In determining a correct date, it is worth mentioning one coordinate given to us by Josephus Flavius, a Jewish historian who lived from 37 to 95 A.D. He tells us that Herod the Great, shortly before he died, executed two rabbis on the night of a lunar eclipse. We now know that there was a full lunar eclipse on January 10, 1 B.C., occurring 12 and a half weeks before Passover. What astronomical events occurring before Herod’s death could have pertained to the star of Bethlehem? Let us remember that all of Jerusalem, including Herod, seemed surprised by the momentous visit of the Magi. The birth of a king was news to everyone in the capitol city of Israel. This suggests that whatever was happening in the sky had gone unnoticed by the average person. The idea of a bright star “dancing in the night with a tail as big as a kite” comes to us from Christmas carols, and greeting card illustrations, not from the scriptures. The Bible’s description of the star is quite matter-of-fact, and it only says the Magi saw it and understood what it meant.
It would seem that conjunctions of planets provide the best explanation as to what the Magi were seeing. (Comets are generally considered ominous.) A conjunction is the appearance of two celestial objects approaching each other. The closer the objects, the more astrologically significant the event. To describe the relevant celestial events, I quote Ph.D. astronomer, Craig Chester, president of the Monterey Institute for Research in Astronomy. Here he describes what he calls merely the highlights of a series of astrological events that the Magi must have seen as announcing the impending birth of a great king of Israel:
“In 3 B.C. and 2 B.C., there was a series of close conjunctions involving Jupiter, the planet that represented kingship, coronations, and the birth of kings. In Hebrew, Jupiter was known as Sedeq or “Righteousness,” a term also used for the Messiah. In September of 3 B.C., Jupiter came into conjunction with Regulus, the star of kingship, the brightest star in the constellation of Leo. Leo was the constellation of kings, and it was associated with the [Hebrew] Lion of Judah. The royal planet approached the royal star in the royal constellation representing Israel. Just a month earlier, Jupiter and Venus, the Mother planet, had almost seemed to touch each other in another close conjunction, also in Leo. Then the conjunction between Jupiter and Regulus was repeated, not once but twice, in February and May of 2 B.C. Finally, in June of 2 B.C., Jupiter and Venus, the two brightest objects in the sky save the sun and the moon, experienced an even closer encounter when their discs appeared to touch; to the naked eye they became a single object above the setting sun. This exceptionally rare spectacle could not have been missed by the Magi.” (Hillsdale College’s Center for Constructive Alternatives seminar, ‘Man and Creation: Perspectives on Science and Religion,’ 1992)
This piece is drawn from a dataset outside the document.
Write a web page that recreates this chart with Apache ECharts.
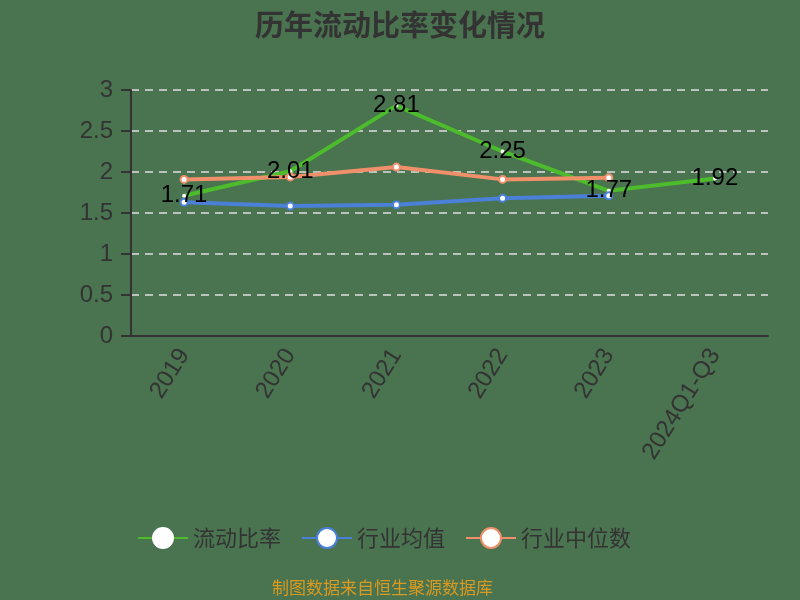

In case your mouth is not yet hanging open, consider this. He goes on to say that on September 11, 3 B.C., in addition to Jupiter and Regulus being very close in the first of the three conjunctions mentioned above, there was something else. The sun was in the constellation of Virgo, together with the new moon. Get it?…Virgo – the virgin. My drawing below shows how this configuration looked…
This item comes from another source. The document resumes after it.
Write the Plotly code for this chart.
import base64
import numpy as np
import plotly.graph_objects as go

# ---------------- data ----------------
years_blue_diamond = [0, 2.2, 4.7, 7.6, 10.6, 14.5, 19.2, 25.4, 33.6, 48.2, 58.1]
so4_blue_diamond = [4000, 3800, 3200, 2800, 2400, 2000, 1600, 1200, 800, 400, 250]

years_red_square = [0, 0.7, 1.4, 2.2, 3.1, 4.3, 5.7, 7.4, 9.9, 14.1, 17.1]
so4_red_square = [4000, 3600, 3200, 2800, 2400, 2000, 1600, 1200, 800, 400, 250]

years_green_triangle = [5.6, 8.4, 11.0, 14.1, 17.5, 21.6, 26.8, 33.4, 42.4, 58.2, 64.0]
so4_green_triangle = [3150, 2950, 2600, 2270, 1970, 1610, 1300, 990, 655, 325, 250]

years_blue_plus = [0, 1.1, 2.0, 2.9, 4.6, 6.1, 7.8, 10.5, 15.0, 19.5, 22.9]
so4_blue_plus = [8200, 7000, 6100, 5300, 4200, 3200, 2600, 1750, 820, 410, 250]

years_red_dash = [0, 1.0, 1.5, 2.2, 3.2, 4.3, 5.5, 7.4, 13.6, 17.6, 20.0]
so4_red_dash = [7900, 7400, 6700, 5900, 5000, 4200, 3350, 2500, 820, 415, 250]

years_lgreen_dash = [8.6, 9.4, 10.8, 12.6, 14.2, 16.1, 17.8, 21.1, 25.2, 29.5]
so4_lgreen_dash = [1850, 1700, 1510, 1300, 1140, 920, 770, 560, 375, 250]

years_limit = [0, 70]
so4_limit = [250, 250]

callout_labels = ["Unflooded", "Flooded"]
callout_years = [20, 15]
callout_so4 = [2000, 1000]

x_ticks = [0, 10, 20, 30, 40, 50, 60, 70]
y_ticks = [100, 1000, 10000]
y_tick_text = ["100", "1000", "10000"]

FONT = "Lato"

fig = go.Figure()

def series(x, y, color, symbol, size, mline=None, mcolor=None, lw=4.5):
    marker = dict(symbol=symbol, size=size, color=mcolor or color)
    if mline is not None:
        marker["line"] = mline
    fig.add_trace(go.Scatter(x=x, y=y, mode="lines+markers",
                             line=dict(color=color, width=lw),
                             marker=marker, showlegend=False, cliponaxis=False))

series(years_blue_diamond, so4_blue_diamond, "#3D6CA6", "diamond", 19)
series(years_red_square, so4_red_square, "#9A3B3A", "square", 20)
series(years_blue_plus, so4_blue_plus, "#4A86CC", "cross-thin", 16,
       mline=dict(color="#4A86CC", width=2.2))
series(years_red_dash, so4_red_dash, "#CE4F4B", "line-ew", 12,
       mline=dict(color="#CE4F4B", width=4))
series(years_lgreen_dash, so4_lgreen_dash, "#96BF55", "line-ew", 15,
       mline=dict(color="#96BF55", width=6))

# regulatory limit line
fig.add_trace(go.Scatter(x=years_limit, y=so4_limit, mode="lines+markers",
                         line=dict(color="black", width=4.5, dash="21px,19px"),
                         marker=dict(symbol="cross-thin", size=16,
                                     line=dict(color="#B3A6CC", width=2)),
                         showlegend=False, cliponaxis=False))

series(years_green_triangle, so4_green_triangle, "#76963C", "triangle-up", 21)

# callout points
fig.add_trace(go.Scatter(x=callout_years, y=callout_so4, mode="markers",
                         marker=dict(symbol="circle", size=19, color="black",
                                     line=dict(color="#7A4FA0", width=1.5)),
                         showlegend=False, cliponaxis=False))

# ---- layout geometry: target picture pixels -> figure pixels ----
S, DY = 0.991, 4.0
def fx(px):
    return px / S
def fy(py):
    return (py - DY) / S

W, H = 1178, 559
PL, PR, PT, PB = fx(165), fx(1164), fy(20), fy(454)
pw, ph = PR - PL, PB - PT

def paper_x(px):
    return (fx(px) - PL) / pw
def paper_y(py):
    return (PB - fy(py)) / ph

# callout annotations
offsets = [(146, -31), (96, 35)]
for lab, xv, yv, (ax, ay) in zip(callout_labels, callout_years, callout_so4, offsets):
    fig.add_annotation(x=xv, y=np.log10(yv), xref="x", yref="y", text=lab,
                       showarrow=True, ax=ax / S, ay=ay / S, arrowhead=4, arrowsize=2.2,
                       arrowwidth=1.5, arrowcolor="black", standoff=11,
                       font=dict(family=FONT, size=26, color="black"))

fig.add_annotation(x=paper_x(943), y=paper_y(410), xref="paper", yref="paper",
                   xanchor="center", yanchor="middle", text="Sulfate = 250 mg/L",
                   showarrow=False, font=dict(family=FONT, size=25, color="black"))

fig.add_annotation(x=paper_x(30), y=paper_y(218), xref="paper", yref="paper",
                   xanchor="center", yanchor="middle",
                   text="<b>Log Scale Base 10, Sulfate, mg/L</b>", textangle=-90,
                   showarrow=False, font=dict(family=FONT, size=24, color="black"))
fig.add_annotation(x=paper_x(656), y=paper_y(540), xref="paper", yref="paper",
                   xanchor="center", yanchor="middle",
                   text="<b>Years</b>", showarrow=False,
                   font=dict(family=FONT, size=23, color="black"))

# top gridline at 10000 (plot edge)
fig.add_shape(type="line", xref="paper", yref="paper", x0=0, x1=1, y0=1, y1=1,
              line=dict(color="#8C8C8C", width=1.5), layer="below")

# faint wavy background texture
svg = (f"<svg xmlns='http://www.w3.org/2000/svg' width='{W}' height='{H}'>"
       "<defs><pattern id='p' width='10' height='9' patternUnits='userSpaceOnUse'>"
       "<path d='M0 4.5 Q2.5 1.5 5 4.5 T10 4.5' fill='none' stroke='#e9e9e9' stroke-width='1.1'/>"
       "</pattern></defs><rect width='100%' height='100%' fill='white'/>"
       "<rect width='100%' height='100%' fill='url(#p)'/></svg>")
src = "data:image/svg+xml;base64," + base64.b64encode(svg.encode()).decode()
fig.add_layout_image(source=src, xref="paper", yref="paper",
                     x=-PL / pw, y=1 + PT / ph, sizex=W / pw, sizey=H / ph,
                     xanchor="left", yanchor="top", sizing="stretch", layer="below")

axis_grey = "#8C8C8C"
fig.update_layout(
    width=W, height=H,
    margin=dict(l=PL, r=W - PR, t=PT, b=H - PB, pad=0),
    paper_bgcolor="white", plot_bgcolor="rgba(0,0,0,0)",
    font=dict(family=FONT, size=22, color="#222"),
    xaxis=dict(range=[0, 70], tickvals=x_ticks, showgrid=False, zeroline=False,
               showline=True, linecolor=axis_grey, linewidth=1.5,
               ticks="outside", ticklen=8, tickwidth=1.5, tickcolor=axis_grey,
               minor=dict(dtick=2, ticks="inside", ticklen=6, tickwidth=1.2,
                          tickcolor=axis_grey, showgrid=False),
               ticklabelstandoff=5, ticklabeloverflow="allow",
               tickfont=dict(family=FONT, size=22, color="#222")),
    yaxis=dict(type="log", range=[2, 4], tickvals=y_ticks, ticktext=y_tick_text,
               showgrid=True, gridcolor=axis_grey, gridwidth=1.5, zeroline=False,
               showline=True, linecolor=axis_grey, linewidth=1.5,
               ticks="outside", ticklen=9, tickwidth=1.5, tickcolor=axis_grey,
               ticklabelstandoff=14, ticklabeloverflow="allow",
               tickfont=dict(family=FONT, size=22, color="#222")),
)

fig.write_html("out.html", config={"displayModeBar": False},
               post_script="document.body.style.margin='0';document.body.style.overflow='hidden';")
…Keeping the above in mind, read the the following passage from the book of Revelation, penned by the gospel writer John while he was in exile:
“And a great sign appeared in heaven: a woman clothed with the sun, and the moon under her feet, and on her head a crown of twelve stars; and she was with child; and she cried out, being in labor and in pain to give birth…And she gave birth to a son, a male child who is to rule all the nations with a rod of iron; and her child was caught up to God and to His throne” (Rev 12:1-5)
One must surmise that John was describing either something he saw in the sky as a very young man, or else something he saw in a vision as an old man, or both. At any rate, the biblical record and the astronomical record correspond perfectly.
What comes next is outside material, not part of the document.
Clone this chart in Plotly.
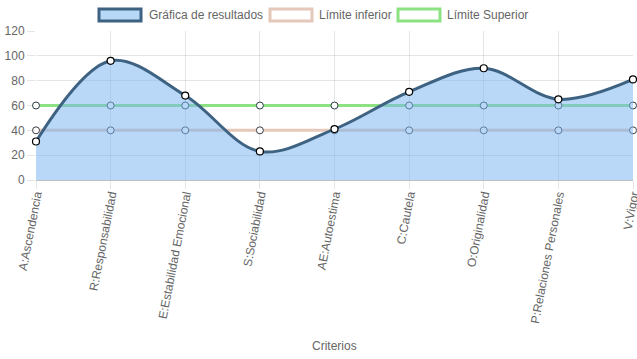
import plotly.graph_objects as go

categorias = ["A:Ascendencia", "R:Responsabilidad", "E:Estabilidad Emocional",
              "S:Sociabilidad", "AE:Autoestima", "C:Cautela", "O:Originalidad",
              "P:Relaciones Personales", "V:Vigor"]
resultados = [31, 96, 68, 23, 41, 71, 90, 65, 81]
limite_inferior = [40, 40, 40, 40, 40, 40, 40, 40, 40]
limite_superior = [60, 60, 60, 60, 60, 60, 60, 60, 60]
series_nombres = ["Gráfica de resultados", "Límite inferior", "Límite Superior"]

FONT = "Liberation Sans, Arial, sans-serif"
GREY = "#666666"
W, H = 637, 359
# plot area in window pixels
PL, PR, PT, PB = 36, 633, 31, 180

def px_x(px):
    return (px - PL) / (PR - PL)

def px_y(py):
    return (PB - py) / (PB - PT)

fig = go.Figure()

fig.add_trace(go.Scatter(
    x=categorias, y=limite_inferior, mode="lines+markers", showlegend=False,
    cliponaxis=False,
    line=dict(color="rgb(228,200,186)", width=3),
    marker=dict(size=7, color="white", line=dict(color="rgb(60,60,70)", width=1)),
))
fig.add_trace(go.Scatter(
    x=categorias, y=limite_superior, mode="lines+markers", showlegend=False,
    cliponaxis=False,
    line=dict(color="rgb(140,225,130)", width=3),
    marker=dict(size=7, color="white", line=dict(color="rgb(40,60,70)", width=1)),
))
fig.add_trace(go.Scatter(
    x=categorias, y=resultados, mode="lines+markers", showlegend=False,
    cliponaxis=False,
    fill="tozeroy", fillcolor="rgba(120,180,240,0.52)",
    line=dict(color="rgb(62,98,130)", width=3, shape="spline", smoothing=1.0),
    marker=dict(size=7, color="white", line=dict(color="black", width=1.2)),
))

# manual Chart.js-style legend
legend_style = [("rgb(183,216,246)", "rgb(62,98,130)", 99, 147),
                ("white", "rgb(228,200,186)", 270, 317),
                ("white", "rgb(140,225,130)", 398, 445)]
shapes = []
annotations = []
for name, (fc, lc, bx, tx) in zip(series_nombres, legend_style):
    shapes.append(dict(type="rect", xref="paper", yref="paper",
                       x0=px_x(bx), x1=px_x(bx + 42), y0=px_y(21), y1=px_y(9),
                       fillcolor=fc, line=dict(color=lc, width=3)))
    annotations.append(dict(text=name, xref="paper", yref="paper",
                            x=px_x(tx), y=px_y(15), xanchor="left", yanchor="middle",
                            showarrow=False, font=dict(family=FONT, size=12, color=GREY)))
annotations.append(dict(text="Criterios", xref="paper", yref="paper",
                        x=0.5, y=px_y(346), xanchor="center", yanchor="middle",
                        showarrow=False, font=dict(family=FONT, size=12, color=GREY)))

fig.update_layout(
    width=W, height=H,
    margin=dict(l=PL, r=W - PR, t=PT, b=H - PB, pad=0),
    paper_bgcolor="white", plot_bgcolor="white",
    font=dict(family=FONT, size=12, color=GREY),
    showlegend=False,
    shapes=shapes, annotations=annotations,
    xaxis=dict(
        type="category", range=[0, 8], automargin=False,
        showgrid=True, gridcolor="rgba(0,0,0,0.1)", gridwidth=1,
        tickangle=-79, tickfont=dict(family=FONT, size=12, color=GREY),
        ticks="outside", ticklen=8, tickcolor="rgba(0,0,0,0.1)",
        ticklabelstandoff=-6,
        showline=False, zeroline=False,
    ),
    yaxis=dict(
        range=[0, 120], dtick=20, automargin=False,
        showgrid=True, gridcolor="rgba(0,0,0,0.1)", gridwidth=1,
        zeroline=True, zerolinecolor="rgba(0,0,0,0.25)", zerolinewidth=1,
        ticks="outside", ticklen=8, tickcolor="rgba(0,0,0,0.1)",
        tickfont=dict(family=FONT, size=12, color=GREY),
        showline=False,
    ),
)

fig.write_html("out.html",
               config={"displayModeBar": False},
               post_script="document.body.style.margin='0';document.body.style.overflow='hidden';")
But what of this business of the star moving and stopping over Bethlehem. Can stars do this? Actually, from our perspective on earth, yes, they can. Again I quote Chester:
“The word ‘stop’ was used for what we now call a planet’s ‘stationary point.’ A planet normally moves eastward through the stars from night to night and month to month, but regularly exhibits a ‘retrograde loop.’ As it approaches the opposite point in the sky from the sun, it appears to slow, come to a full stop, and move backward (westward) through the sky for some weeks…It seems plausible that the Magi were ‘overjoyed’ at again seeing before them, as they traveled southward, His star, Jupiter, which at its stationary point was standing still over Bethlehem. We do know for certain that Jupiter performed a retrograde loop in 2 B.C. and that it was stationary on…”
Wait for it…
That’s right. During Hanukkah, and precisely on the date on which the gentile world now observes Christmas.
I don’t read horoscopes, and I don’t believe the stars influence my day-to-day life. However, clearly, according to scripture, there have been times when God has given us unmistakable signs in the heavens for our benefit. If He is indeed the Creator of the heavens and the earth, then it would only make sense that there would be some correspondence between the two. In fact, in the very first chapter of the Bible in the creation account, it says as much: “Then God said, ‘let there be lights in the expanse of the heavens to separate the day from the night, and let them be for signs, and for seasons, and for days and years’” (Gen 1:14). Furthermore, it’s a beautiful thing that He has provided signs that are transcendent; that can’t be mistranslated or tampered with by human hands. Signs written across the expansive sky above us if only we will remember to look upward.
May you have a very Merry Christmas!